- [Data supplied]:
┌──

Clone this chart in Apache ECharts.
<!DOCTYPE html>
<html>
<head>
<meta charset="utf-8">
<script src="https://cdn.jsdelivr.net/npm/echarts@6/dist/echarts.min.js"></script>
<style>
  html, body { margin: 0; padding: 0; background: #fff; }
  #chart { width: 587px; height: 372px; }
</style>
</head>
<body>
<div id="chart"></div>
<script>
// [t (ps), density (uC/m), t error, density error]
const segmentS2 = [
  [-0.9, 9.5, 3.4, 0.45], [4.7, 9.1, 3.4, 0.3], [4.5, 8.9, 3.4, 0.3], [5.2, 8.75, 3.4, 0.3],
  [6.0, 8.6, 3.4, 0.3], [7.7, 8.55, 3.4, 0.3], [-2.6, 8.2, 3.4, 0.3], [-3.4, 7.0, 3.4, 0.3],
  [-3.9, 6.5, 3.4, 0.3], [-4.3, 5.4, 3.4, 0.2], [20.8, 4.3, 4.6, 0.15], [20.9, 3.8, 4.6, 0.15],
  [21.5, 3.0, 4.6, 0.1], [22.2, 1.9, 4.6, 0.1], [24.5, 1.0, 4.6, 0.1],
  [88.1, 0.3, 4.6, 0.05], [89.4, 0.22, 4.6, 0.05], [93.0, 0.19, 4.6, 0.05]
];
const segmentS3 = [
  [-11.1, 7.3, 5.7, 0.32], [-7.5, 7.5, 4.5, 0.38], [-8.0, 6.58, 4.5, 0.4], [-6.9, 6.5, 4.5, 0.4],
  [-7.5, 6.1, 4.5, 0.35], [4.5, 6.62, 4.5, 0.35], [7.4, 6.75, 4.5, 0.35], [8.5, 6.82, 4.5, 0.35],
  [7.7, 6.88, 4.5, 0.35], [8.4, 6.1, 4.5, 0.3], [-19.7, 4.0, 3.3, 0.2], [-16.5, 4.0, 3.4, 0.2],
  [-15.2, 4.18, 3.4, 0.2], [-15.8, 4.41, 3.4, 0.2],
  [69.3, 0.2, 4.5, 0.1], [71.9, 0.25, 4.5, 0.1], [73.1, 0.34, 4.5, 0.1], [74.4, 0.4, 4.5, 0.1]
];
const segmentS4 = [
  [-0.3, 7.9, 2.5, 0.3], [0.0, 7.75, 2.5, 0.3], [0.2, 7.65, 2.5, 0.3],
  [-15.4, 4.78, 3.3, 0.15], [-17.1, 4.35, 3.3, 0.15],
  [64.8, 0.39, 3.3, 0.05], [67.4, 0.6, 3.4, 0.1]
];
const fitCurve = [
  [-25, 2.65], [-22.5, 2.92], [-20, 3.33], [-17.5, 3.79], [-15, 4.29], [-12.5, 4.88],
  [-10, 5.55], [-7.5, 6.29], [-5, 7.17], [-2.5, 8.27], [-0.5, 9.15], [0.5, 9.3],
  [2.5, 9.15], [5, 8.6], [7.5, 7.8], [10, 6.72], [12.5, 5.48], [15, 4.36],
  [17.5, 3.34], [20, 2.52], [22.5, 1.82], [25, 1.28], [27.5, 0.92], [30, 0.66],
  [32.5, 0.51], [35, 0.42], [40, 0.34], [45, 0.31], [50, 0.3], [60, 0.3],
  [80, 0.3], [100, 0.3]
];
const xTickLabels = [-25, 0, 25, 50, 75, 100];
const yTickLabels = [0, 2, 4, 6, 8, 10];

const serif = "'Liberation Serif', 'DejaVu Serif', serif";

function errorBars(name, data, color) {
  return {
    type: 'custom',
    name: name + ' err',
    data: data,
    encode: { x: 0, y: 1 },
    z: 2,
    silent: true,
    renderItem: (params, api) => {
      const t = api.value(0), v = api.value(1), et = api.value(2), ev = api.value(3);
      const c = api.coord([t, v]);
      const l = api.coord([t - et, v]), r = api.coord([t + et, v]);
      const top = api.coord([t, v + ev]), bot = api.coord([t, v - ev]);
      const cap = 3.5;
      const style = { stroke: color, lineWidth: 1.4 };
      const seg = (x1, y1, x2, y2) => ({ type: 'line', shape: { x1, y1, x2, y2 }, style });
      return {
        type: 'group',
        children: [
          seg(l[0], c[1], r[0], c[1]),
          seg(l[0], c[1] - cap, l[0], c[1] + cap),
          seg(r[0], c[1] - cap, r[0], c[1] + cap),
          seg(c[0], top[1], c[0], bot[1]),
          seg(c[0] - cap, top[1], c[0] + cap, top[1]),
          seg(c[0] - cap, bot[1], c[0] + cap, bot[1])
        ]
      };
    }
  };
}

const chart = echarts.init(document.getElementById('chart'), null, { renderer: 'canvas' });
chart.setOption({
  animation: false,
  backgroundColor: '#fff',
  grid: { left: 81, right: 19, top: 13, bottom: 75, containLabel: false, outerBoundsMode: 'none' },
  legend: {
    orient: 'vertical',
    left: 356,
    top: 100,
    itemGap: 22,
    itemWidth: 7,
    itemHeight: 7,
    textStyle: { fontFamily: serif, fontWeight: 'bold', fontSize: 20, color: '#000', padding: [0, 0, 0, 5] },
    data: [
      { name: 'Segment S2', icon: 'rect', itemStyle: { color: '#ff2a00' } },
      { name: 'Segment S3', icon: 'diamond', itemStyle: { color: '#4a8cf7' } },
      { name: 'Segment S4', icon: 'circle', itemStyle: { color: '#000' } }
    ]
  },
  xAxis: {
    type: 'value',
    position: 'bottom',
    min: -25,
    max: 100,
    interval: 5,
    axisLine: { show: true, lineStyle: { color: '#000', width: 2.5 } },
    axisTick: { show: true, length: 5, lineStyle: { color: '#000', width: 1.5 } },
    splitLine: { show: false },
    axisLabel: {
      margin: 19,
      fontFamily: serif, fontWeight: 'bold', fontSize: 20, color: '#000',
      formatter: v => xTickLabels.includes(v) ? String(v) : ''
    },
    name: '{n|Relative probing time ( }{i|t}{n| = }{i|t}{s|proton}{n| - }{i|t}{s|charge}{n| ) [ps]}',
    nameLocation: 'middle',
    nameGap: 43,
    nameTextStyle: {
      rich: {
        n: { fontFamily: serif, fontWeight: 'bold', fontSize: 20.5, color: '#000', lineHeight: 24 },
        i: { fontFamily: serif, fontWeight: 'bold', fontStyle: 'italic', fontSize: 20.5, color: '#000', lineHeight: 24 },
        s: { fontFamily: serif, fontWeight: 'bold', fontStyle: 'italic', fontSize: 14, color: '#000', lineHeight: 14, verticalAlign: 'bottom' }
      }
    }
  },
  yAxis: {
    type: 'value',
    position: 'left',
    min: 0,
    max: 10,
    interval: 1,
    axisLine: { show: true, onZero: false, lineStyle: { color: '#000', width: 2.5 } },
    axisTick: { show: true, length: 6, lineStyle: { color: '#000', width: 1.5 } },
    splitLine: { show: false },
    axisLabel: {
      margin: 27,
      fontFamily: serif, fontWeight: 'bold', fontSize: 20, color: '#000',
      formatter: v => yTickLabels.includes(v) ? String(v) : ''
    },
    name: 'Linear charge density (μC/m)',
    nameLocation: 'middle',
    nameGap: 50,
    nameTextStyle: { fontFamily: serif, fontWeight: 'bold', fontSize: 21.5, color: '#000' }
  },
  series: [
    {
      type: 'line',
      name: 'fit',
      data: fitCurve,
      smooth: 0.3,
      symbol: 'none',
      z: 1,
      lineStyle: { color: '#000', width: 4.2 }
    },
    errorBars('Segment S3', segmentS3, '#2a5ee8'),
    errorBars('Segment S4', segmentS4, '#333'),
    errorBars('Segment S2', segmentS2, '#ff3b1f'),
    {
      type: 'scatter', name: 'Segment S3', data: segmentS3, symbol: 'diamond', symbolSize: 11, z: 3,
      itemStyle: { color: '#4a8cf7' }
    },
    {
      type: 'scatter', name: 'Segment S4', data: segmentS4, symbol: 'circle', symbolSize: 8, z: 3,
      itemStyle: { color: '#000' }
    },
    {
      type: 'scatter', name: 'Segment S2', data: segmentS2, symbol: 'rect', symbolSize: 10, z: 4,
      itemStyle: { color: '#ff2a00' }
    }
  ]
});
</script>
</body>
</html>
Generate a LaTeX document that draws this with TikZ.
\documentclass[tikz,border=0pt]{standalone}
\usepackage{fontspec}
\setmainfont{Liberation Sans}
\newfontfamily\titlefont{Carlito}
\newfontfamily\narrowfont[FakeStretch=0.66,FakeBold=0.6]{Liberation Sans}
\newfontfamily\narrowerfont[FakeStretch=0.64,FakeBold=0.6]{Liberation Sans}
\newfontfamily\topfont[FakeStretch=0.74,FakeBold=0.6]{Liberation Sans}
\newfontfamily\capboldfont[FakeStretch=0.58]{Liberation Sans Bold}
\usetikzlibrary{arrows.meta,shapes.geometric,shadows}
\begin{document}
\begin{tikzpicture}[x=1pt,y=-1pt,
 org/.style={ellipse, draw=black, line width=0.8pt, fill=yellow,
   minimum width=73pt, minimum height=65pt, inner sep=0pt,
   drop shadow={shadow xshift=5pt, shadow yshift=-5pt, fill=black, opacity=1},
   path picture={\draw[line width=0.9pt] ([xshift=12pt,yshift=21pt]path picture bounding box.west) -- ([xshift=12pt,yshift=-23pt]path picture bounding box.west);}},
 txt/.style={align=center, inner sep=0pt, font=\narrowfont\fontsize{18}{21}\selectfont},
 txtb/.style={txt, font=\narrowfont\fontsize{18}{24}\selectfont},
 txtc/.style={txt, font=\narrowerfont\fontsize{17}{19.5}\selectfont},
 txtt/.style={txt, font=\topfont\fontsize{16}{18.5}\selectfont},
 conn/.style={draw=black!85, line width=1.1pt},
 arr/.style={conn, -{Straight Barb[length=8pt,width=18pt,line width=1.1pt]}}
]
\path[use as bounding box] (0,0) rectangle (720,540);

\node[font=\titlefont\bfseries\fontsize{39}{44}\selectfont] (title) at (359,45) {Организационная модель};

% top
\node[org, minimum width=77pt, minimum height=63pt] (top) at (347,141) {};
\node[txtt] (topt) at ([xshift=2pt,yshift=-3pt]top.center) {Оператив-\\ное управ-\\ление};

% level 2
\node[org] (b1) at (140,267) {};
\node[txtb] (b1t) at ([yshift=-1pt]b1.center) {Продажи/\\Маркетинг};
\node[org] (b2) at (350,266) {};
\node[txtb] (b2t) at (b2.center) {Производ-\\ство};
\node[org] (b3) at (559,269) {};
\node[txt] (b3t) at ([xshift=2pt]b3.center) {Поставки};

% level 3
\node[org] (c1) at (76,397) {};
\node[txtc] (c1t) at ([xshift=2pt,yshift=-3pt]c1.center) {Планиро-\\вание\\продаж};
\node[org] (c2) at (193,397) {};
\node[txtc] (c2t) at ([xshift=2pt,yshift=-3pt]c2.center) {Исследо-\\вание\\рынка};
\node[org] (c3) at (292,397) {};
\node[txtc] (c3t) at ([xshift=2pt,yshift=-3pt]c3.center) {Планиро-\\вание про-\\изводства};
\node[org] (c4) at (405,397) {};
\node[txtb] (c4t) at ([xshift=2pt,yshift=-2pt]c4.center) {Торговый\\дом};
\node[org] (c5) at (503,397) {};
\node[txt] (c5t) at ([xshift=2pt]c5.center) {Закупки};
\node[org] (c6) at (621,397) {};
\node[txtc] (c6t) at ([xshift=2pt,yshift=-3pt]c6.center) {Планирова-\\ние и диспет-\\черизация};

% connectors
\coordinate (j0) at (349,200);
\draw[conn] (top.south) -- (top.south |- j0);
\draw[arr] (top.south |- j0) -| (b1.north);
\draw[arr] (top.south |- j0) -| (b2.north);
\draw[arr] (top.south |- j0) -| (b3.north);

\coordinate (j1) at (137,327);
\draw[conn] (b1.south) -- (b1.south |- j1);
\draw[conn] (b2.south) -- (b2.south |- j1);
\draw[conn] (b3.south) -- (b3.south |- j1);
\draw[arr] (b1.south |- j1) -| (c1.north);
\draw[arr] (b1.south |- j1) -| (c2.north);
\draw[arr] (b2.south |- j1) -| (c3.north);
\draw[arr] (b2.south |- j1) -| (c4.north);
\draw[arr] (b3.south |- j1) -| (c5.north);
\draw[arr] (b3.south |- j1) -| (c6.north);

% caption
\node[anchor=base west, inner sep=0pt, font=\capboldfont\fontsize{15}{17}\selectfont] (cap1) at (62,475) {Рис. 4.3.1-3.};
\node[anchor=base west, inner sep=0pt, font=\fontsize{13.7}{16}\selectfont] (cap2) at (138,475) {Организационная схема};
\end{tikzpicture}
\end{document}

└──
┌──

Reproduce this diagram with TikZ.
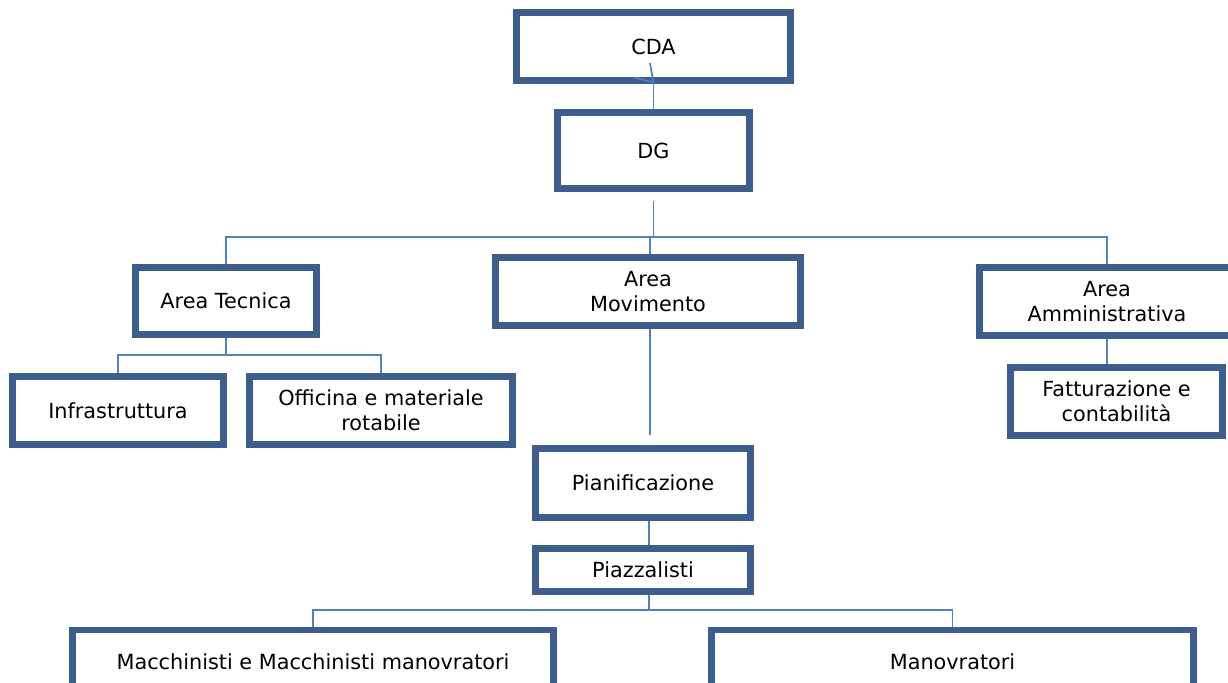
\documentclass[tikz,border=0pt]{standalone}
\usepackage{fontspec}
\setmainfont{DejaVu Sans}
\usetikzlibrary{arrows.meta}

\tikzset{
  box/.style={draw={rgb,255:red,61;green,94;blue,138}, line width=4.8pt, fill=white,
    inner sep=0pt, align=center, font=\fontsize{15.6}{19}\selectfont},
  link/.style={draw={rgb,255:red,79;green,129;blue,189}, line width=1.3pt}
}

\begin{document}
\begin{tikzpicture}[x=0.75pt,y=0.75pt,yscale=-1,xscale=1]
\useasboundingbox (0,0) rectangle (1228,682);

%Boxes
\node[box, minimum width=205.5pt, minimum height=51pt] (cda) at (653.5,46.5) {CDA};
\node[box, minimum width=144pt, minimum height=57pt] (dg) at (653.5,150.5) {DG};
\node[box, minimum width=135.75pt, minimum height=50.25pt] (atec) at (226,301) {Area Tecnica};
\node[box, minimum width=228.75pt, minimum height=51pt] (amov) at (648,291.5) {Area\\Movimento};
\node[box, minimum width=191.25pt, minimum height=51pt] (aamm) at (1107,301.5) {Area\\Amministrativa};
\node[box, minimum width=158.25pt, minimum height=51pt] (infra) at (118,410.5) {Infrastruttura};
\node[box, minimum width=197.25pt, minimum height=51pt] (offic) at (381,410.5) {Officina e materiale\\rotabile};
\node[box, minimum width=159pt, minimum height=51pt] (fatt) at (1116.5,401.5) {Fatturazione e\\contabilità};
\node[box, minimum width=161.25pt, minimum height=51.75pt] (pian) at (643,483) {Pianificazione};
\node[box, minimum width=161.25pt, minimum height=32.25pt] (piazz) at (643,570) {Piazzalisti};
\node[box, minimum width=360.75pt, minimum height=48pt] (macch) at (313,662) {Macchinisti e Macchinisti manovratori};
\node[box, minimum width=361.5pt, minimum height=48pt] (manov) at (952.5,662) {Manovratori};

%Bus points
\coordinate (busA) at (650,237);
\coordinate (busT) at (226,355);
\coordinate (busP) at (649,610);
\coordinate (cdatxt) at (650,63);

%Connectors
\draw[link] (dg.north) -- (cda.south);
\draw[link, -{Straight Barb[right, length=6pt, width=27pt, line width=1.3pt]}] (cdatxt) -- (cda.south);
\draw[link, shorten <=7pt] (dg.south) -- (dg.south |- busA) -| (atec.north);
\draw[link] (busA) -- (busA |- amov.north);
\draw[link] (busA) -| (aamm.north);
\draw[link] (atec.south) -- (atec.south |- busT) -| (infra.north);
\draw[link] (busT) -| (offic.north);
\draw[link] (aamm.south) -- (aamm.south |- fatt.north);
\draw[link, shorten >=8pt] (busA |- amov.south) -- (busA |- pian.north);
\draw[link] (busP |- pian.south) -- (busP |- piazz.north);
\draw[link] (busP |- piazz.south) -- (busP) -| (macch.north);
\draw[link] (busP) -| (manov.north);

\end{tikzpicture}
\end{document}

└──

- [Problem]: Reproduce, word for word, only the lines in the records above from the line with "Reproduce this diagram with TikZ." through the line with "(0,0) rectangle (1228,682);", including both ends; omit the pictures.

- [The answer]:
Reproduce this diagram with TikZ.
\documentclass[tikz,border=0pt]{standalone}
\usepackage{fontspec}
\setmainfont{DejaVu Sans}
\usetikzlibrary{arrows.meta}

\tikzset{
  box/.style={draw={rgb,255:red,61;green,94;blue,138}, line width=4.8pt, fill=white,
    inner sep=0pt, align=center, font=\fontsize{15.6}{19}\selectfont},
  link/.style={draw={rgb,255:red,79;green,129;blue,189}, line width=1.3pt}
}

\begin{document}
\begin{tikzpicture}[x=0.75pt,y=0.75pt,yscale=-1,xscale=1]
\useasboundingbox (0,0) rectangle (1228,682);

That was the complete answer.